= Exercise aim =
Check each line of the material. Copy those containing "this".

= Entries provided =
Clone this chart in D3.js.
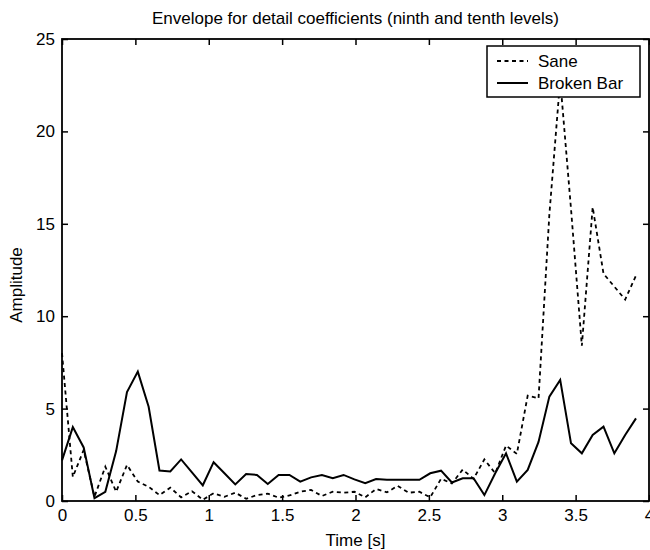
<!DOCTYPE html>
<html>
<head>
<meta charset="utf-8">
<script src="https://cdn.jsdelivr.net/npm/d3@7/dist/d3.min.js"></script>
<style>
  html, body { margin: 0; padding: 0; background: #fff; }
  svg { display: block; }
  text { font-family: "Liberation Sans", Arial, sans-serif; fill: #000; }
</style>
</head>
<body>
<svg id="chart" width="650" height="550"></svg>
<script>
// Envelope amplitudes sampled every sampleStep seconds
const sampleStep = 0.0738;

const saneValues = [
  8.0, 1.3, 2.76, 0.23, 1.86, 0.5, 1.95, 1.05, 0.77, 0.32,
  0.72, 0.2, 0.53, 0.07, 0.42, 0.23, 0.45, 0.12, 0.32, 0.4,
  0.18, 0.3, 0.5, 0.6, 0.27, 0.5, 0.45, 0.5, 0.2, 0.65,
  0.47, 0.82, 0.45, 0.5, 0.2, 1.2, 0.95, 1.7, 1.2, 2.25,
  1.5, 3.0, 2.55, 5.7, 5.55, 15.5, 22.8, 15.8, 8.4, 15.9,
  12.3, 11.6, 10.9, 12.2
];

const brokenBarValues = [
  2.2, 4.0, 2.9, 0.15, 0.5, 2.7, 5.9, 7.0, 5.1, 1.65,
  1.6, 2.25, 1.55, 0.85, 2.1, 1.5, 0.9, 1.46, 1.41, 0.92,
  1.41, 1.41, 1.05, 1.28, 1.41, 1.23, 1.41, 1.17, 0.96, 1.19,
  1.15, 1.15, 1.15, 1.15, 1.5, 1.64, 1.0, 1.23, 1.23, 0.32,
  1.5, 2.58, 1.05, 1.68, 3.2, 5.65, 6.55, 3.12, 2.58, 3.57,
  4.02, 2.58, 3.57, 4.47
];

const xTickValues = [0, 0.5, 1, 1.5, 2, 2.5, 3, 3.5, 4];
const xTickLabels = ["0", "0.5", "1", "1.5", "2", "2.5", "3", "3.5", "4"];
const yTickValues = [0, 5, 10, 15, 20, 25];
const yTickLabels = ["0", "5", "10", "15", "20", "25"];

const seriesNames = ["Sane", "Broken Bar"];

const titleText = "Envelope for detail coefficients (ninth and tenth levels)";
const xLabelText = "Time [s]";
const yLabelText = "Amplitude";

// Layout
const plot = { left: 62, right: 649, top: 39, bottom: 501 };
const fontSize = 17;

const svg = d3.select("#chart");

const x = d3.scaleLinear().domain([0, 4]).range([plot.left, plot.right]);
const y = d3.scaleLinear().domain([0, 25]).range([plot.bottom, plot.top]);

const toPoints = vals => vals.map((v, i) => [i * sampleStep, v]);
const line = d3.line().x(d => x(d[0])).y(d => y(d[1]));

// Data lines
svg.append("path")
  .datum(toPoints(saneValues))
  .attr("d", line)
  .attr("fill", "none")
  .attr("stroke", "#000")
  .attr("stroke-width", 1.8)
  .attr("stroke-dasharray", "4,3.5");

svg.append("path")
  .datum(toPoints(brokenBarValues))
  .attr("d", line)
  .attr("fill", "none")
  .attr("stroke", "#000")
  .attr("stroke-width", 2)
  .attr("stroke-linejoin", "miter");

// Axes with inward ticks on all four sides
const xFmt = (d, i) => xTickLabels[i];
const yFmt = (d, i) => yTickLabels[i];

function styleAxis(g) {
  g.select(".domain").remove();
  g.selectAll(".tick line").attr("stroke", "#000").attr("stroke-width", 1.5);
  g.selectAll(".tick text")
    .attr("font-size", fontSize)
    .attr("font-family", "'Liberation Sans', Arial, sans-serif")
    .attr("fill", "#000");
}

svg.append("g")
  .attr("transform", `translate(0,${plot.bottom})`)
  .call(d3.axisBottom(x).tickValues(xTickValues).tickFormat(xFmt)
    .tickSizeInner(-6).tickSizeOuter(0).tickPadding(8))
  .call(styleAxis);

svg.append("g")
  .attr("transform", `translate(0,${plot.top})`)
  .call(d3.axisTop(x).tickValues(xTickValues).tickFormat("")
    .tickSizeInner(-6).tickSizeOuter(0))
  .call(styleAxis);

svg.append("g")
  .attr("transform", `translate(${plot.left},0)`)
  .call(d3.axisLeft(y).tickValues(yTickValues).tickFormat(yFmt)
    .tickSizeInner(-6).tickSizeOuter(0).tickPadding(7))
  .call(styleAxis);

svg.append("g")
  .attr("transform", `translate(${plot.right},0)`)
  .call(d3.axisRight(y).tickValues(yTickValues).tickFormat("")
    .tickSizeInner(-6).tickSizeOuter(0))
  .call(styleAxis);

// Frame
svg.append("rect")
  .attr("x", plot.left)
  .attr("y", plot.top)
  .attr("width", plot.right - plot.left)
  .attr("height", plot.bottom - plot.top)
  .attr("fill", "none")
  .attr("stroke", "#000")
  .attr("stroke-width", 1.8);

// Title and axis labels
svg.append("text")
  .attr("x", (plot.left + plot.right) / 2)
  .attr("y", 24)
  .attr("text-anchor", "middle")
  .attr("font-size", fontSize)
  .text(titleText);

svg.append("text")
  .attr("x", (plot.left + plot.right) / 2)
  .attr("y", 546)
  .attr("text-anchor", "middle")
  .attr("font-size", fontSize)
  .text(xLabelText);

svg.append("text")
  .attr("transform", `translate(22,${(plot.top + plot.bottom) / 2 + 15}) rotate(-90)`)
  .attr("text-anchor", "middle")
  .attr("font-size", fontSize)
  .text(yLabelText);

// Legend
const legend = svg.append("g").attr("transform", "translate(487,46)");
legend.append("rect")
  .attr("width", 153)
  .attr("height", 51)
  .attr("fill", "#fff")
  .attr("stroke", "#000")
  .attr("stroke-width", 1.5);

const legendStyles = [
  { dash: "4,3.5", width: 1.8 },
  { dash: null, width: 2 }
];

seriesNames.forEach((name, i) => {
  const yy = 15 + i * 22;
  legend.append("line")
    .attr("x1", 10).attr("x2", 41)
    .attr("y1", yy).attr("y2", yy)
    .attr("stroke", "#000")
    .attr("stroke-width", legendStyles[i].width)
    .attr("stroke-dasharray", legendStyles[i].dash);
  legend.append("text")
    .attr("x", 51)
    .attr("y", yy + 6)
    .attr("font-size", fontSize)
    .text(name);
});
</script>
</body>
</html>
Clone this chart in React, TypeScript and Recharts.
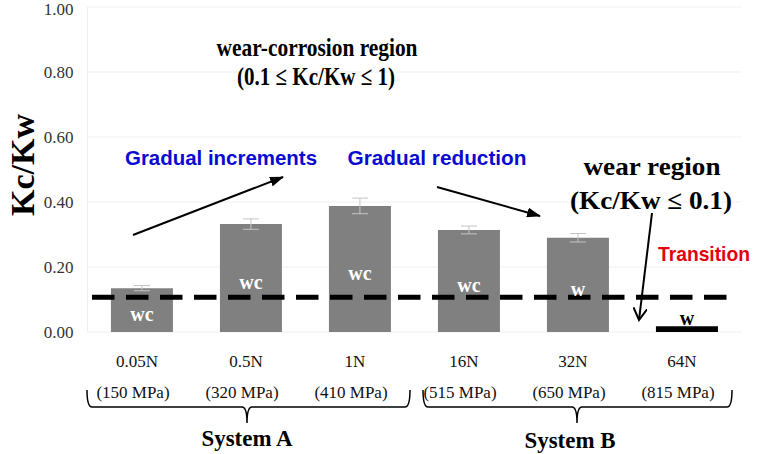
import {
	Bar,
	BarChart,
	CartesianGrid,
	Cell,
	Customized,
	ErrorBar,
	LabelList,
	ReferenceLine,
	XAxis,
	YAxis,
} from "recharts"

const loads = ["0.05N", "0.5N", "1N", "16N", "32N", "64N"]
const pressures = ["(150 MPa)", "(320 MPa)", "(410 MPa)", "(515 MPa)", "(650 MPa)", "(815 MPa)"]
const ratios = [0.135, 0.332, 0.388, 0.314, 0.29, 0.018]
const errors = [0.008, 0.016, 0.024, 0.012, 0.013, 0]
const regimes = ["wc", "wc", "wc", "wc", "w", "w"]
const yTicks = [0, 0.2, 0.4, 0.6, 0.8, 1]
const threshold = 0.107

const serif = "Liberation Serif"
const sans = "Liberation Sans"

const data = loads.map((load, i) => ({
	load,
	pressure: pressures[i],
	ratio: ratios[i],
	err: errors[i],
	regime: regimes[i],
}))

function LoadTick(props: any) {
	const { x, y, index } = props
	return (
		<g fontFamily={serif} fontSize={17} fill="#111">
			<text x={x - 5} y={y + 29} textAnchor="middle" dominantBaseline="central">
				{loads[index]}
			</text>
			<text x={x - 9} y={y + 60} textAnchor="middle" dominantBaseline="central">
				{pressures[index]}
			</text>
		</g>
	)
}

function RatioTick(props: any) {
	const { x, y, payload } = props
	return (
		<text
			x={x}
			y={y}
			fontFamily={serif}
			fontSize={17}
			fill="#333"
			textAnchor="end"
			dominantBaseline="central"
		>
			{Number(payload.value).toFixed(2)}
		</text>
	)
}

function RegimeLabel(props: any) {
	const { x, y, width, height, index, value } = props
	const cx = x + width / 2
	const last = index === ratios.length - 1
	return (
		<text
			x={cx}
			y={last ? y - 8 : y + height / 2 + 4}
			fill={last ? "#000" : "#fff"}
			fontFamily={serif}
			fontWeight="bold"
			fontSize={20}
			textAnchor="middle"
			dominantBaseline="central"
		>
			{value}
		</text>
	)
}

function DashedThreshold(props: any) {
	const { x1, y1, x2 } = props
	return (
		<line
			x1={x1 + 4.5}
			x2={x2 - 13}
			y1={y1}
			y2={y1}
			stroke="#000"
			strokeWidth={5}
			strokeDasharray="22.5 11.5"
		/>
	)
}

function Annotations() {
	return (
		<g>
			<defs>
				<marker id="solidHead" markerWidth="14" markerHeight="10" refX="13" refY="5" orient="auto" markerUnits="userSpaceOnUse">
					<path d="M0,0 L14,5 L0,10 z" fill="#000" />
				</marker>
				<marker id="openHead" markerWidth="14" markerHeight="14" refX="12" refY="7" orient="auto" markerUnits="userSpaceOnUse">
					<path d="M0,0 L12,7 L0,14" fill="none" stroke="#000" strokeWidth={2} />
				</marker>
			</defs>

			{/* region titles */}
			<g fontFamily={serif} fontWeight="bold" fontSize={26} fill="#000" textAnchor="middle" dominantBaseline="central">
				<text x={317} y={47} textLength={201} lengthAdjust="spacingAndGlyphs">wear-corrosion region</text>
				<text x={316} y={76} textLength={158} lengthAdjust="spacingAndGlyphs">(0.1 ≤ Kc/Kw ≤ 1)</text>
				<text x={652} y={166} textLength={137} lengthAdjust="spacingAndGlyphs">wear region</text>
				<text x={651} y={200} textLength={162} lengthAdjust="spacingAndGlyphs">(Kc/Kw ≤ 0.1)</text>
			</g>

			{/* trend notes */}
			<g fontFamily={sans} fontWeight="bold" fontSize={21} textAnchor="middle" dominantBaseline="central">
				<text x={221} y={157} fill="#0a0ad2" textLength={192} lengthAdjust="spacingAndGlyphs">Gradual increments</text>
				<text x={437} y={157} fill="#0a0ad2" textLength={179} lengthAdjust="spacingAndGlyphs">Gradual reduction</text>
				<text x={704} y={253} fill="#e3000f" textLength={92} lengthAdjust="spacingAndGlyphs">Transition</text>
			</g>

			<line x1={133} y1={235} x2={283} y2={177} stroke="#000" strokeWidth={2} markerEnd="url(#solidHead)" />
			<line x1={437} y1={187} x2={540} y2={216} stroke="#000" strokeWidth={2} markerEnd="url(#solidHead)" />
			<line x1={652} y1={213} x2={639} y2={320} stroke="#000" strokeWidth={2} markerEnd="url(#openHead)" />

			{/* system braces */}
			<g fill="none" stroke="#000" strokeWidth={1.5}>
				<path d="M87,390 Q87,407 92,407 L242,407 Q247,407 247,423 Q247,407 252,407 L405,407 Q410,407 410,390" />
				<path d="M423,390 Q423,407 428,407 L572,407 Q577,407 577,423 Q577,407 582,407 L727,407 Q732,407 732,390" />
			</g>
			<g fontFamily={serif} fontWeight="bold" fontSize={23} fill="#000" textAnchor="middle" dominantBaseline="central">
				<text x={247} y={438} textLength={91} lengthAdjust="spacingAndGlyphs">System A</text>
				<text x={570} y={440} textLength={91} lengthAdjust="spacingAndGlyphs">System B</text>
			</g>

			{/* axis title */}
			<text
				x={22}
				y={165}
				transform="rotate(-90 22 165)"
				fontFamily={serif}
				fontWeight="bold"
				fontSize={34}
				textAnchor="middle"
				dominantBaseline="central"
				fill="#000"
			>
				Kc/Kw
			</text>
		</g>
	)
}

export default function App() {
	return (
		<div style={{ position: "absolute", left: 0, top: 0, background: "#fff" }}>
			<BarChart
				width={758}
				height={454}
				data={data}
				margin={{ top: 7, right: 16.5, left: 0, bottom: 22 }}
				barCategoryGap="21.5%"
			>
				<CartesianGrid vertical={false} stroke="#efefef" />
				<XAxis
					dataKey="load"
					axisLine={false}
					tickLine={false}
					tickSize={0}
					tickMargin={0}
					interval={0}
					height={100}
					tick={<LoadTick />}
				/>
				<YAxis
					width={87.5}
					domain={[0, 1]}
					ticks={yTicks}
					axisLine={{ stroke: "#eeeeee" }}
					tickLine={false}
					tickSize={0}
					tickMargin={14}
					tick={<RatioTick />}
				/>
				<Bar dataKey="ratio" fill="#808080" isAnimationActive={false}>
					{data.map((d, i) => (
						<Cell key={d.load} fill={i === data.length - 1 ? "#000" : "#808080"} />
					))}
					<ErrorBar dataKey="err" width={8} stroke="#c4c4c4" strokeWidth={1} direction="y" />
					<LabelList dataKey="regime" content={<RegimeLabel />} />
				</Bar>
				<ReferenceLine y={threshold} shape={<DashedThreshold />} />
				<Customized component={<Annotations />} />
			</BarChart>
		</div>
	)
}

= Problem solution =
Clone this chart in D3.js.
Clone this chart in React, TypeScript and Recharts.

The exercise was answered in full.